Sie gehörte zu den ersten 20 Mitarbeitern bei Google und ist verantwortlich für die spartanische weiße Startseite der Suchmaschine. Jetzt wird Marissa Mayer neue Chefin von Yahoo, dem schwächelnden Konkurrenten des Softwaregiganten aus Mountain View.

Von Brigitte Scholtes | 17.07.2012
    Dass der Internetkonzern Yahoo einen neuen dauerhaften Chef suchte, war bekannt. Man hatte jedoch eher auf den Interimschef Ros Levinsohn gesetzt. Mit Marissa Mayer aber hatte wohl kaum jemand gerechnet. Die 37-Jährige gilt als eine der bekanntesten Frauen der Branche, sie war bis gestern Managerin des großen Yahoo-Konkurrenten Google und soll Yahoo nun in eine bessere Zukunft führen.

    Es ist eine Herkulesaufgabe: Denn Google dominiert mit seiner Suchmaschine 80 Prozent des Marktes. Yahoo hingegen schafft es zusammen mit seinem Kooperationspartner Microsoft und dessen Suchmaschine Bing gerade einmal auf zehn Prozent. Das Unternehmen verliert seit Jahren im Geschäft mit Onlinewerbung gegenüber Google und Facebook. Analysten zeigen sich skeptisch, ob die neue Frau an der Spitze das Ruder wird herumreißen können. So meint Jürgen Meyer, Fondsmanager von SEB Asset Management:

    "Es wird sicherlich sehr schwer sein, Google in seinem angestammten Geschäft noch einmal zu überholen. Denn wir Menschen sind alle Gewohnheitstiere. Und solange Google funktioniert und niemand anderes ein deutlich besseres Produkt anbieten kann, wird sich daran nichts mehr ändern lassen."

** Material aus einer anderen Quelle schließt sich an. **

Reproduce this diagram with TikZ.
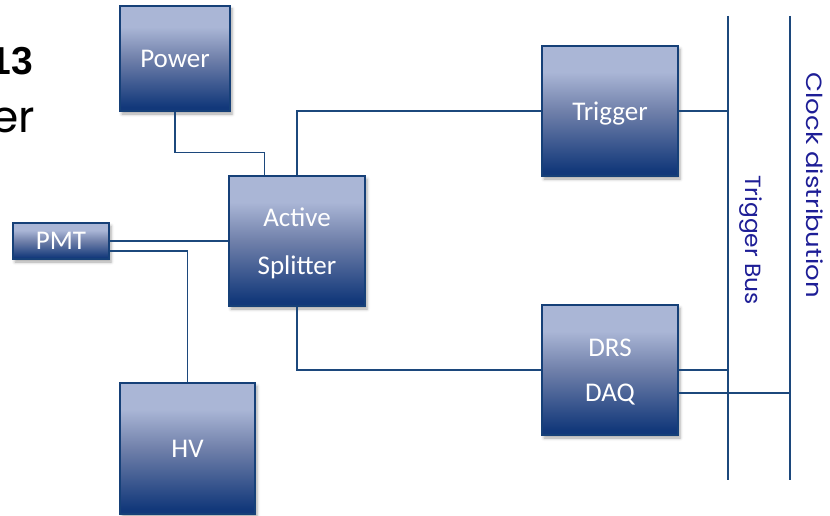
\documentclass[tikz,border=0pt]{standalone}
\usepackage{fontspec}
\setmainfont{Carlito}
\newfontfamily\geofont{Poppins}
\newfontfamily\titlefont{Liberation Sans}
\usetikzlibrary{shadows.blur}

\definecolor{boxtop}{RGB}{170,182,214}
\definecolor{boxmid}{RGB}{112,128,170}
\definecolor{boxbot}{RGB}{18,56,122}
\definecolor{edgeblue}{RGB}{22,64,120}
\definecolor{wireblue}{RGB}{28,72,124}
\definecolor{labelblue}{RGB}{30,30,150}

% light at the top, dark navy at the bottom
\pgfdeclareverticalshading{boxshade}{100bp}{%
  color(0bp)=(boxbot); color(27bp)=(boxbot); color(50bp)=(boxmid);
  color(65bp)=(boxtop); color(75bp)=(boxtop); color(100bp)=(boxtop)}

\tikzset{
  unit/.style={draw=edgeblue, line width=1.3pt, shading=boxshade,
    blur shadow={shadow xshift=2pt, shadow yshift=-3pt,
      shadow blur radius=3pt, shadow opacity=35},
    inner sep=0pt, text=white, align=center, text depth=0pt,
    font=\fontsize{27}{32}\selectfont},
  wire/.style={draw=wireblue, line width=1.5pt},
  buslabel/.style={rotate=-90, text=labelblue, inner sep=0pt,
    font=\geofont\fontsize{22}{26}\selectfont}
}

\begin{document}
\begin{tikzpicture}[x=1pt,y=-1pt]
\useasboundingbox (0,0) rectangle (830,516);
\clip (0,0) rectangle (830,516);

% heading fragments
\node[anchor=base east, inner sep=0pt,
      font=\titlefont\bfseries\fontsize{39}{45}\selectfont] (year) at (33,75) {13};
\node[anchor=base east, inner sep=0pt,
      font=\geofont\fontsize{44}{50}\selectfont] (sub) at (35,132) {er};

% units
\node[unit, minimum width=110pt, minimum height=105pt] (power) at (175,58.5) {Power};
\node[unit, minimum width=136pt, minimum height=130pt,
      font=\fontsize{27}{48}\selectfont] (splitter) at (297,241) {Active\\Splitter};
\node[unit, minimum width=96pt, minimum height=36pt] (pmt) at (61,241) {PMT};
\node[unit, minimum width=135pt, minimum height=131pt] (hv) at (187.5,448.5) {HV};
\node[unit, minimum width=136pt, minimum height=130pt] (trigger) at (610,111) {Trigger};
\node[unit, minimum width=136pt, minimum height=130pt,
      font=\fontsize{27}{45}\selectfont] (drs) at (610,370) {DRS\\DAQ};

% buses
\coordinate (tbtop) at (728,16);
\coordinate (tbbot) at (728,480);
\coordinate (cltop) at (790,16);
\coordinate (clbot) at (790,480);
\draw[wire] (tbtop) -- (tbbot);
\draw[wire] (cltop) -- (clbot);
\node[buslabel] (tblabel) at (751,240) {\scalebox{1.06}[1]{Trigger Bus}};
\node[buslabel] (cllabel) at (815,185) {\scalebox{1.18}[1]{Clock distribution}};

% connections
\draw[wire] (power.south) |- ([xshift=36pt,yshift=23pt]splitter.north west)
  -- ([xshift=36pt]splitter.north west);
\draw[wire] (splitter.north) |- (trigger.west);
\draw[wire] (trigger.east) -- (trigger.east -| tbtop);
\draw[wire] (pmt.east) -- (splitter.west);
\draw[wire] ([yshift=-10pt]pmt.east) -| (hv.north);
\draw[wire] (splitter.south) |- (drs.west);
\draw[wire] (drs.east) -- (drs.east -| tbtop);
\draw[wire] ([yshift=-23pt]drs.east) -- ([yshift=-23pt]drs.east -| cltop);
\end{tikzpicture}
\end{document}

    Marissa Meyer ist die dritte Chefin Yahoos innerhalb eines Jahres. Sie gilt als Technikexpertin. Als 24-Jährige kam sie zu Google und gehörte zu den ersten 20 Mitarbeitern des Konzerns. Sie hat dessen Suchmaschine mitentwickelt und ist verantwortlich für die spartanische weiße Startseite. Zuletzt leitete sie das Landkartengeschäft Google Maps. Die Entscheidung für sie könnte bedeuten, dass Yahoo künftig wieder mehr auf Technik setzen will statt auf Medieninhalte. Beobachter sind gespannt, wie Marissa Mayer das Unternehmen voranbringen will:

    "Interessant wird in der Tat sein, welche Ideen sie da mitbringt oder auch welche alten Mitarbeiter. Das kann vielleicht ein Kalkül sein. Ansonsten hat es ja bei Yahoo – vielleicht auch bedingt durch die schwierige Situation - mehrere Chefwechsel in den letzten Jahren gegeben. Aber das ist natürlich jetzt ein Signal, jemand sehr Markantes von außen zu holen."

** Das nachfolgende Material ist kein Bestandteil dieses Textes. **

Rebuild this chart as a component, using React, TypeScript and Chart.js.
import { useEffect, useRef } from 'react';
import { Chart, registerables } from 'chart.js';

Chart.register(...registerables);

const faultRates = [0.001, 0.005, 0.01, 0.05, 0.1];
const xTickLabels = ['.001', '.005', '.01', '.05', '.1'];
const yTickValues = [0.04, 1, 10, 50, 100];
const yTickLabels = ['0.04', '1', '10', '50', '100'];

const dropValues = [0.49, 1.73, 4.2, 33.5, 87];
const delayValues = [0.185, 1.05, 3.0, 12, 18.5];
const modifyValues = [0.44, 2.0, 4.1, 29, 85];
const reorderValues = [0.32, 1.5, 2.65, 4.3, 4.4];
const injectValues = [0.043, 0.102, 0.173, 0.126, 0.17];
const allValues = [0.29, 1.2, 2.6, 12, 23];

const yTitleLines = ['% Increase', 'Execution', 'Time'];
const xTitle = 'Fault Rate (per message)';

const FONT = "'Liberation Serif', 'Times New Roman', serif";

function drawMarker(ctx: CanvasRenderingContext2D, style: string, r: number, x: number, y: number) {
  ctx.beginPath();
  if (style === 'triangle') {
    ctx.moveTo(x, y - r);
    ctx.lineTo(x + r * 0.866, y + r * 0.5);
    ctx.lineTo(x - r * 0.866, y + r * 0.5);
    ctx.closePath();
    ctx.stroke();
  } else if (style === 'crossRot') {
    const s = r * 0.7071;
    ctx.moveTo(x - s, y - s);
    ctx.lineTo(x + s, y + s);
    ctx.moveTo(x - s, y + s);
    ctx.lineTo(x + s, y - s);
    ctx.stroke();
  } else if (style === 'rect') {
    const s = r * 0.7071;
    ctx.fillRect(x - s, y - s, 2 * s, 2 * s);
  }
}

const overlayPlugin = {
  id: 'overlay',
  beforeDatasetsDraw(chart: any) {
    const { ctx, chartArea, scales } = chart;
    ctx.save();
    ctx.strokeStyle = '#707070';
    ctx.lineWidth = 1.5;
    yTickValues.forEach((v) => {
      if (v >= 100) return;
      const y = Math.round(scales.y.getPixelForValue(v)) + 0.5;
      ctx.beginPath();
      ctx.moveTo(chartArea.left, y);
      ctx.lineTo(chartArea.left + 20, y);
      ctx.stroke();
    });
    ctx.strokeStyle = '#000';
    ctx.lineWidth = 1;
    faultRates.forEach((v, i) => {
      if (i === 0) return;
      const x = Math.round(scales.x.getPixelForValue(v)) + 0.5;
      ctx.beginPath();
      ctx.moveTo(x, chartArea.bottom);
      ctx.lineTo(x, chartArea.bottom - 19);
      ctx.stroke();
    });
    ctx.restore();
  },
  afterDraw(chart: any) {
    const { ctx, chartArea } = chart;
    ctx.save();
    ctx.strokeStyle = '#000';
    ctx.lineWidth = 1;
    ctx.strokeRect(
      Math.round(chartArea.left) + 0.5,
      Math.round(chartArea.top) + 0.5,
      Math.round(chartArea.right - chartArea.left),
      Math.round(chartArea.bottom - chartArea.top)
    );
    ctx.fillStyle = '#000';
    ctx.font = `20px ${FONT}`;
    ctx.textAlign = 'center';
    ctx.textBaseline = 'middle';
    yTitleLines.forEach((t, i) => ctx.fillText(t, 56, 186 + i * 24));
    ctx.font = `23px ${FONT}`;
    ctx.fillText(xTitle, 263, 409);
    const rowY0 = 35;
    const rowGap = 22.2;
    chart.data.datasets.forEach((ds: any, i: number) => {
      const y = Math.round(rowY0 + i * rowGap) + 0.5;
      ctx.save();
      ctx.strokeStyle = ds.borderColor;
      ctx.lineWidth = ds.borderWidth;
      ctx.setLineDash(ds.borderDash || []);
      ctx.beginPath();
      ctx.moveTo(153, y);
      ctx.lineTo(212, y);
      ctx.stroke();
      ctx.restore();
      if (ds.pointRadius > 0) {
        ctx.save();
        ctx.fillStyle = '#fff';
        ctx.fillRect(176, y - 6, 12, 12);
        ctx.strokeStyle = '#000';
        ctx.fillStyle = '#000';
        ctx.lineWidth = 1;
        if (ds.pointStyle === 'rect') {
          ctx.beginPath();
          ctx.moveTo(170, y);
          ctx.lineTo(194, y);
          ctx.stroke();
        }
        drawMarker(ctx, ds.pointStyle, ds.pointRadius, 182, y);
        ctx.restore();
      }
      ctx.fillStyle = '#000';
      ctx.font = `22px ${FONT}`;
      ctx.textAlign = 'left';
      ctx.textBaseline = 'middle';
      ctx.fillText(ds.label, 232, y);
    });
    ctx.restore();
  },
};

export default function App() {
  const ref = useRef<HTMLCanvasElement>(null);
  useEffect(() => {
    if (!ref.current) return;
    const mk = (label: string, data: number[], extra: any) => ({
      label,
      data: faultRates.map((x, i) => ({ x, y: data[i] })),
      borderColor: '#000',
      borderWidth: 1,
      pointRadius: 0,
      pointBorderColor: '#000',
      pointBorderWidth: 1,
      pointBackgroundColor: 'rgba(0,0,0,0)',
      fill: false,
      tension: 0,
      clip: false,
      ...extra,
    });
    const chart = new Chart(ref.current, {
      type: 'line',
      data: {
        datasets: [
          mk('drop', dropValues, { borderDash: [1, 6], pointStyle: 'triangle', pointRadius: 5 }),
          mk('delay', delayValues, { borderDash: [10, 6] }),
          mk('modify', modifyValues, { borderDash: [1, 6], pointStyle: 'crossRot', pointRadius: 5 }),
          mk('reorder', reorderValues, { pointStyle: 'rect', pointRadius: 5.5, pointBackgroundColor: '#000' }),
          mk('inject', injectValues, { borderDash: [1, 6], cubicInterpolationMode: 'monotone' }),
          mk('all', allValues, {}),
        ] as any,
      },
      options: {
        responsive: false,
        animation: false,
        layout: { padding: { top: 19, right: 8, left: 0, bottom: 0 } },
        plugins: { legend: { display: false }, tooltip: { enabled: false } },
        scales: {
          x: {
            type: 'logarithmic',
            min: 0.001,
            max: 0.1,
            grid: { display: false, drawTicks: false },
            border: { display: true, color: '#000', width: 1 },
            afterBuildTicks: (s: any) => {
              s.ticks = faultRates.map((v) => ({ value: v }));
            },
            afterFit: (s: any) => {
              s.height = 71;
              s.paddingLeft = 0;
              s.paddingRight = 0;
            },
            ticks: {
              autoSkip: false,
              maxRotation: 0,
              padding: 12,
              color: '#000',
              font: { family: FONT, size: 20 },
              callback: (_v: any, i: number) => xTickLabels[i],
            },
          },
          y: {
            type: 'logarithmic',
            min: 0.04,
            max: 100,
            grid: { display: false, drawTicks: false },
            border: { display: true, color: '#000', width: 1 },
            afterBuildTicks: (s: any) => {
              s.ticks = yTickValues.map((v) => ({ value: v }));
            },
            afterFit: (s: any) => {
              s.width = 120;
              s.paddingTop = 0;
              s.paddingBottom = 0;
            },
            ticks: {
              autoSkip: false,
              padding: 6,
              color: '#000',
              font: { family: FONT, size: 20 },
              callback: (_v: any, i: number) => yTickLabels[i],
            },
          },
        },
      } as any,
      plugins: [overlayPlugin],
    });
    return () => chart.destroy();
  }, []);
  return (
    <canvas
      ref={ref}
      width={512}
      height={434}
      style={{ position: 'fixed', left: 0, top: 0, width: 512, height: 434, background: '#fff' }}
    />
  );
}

    Dieses Signal könnte auch andere qualifizierte Kräfte zu Yahoo hinziehen. Die neue Yahoo-Chefin benötigt in den nächsten Monaten jedenfalls einen guten Stab um sich, denn die 37-Jährige erwartet im Oktober ein Kind. Sie wolle aber nur wenige Wochen aussetzen, hatte sie dem amerikanischen Wirtschaftsmagazin Forbes mitgeteilt.

    Welche Beweggründe die neue Yahoo-Chefin hatte, sich für ein kleineres Unternehmen zu entscheiden, das sich gegen ihren ehemaligen Arbeitgeber Google durchsetzen muss, ist nicht bekannt. Analyst Jürgen Meyer hat da Vermutungen:

    "Unabhängig davon, wie dieses Experiment ausgehen wird, muss sich Frau Mayer um ihre Zukunft finanziell zumindest sicherlich keine Sorgen mehr machen. Cäsar hatte schon vor 2000 Jahren erkannt, dass es besser sein kann, der Erste im Dorf als der Zweite in Rom zu sein. Und das ist ja gerade ein Fluch vieler Großkonzerne, dass es, sobald es zu viele Leute gibt, sie sich eher gegenseitig im Weg stehen und sich gegenseitig behindern und dann viele Talente abspringen und ihre Zukunft woanders suchen."

    Denn bei Google gehörte sie nicht zu dem kleinen Kreis der Topmanager, die direkt der Unternehmensspitze unterstellt sind.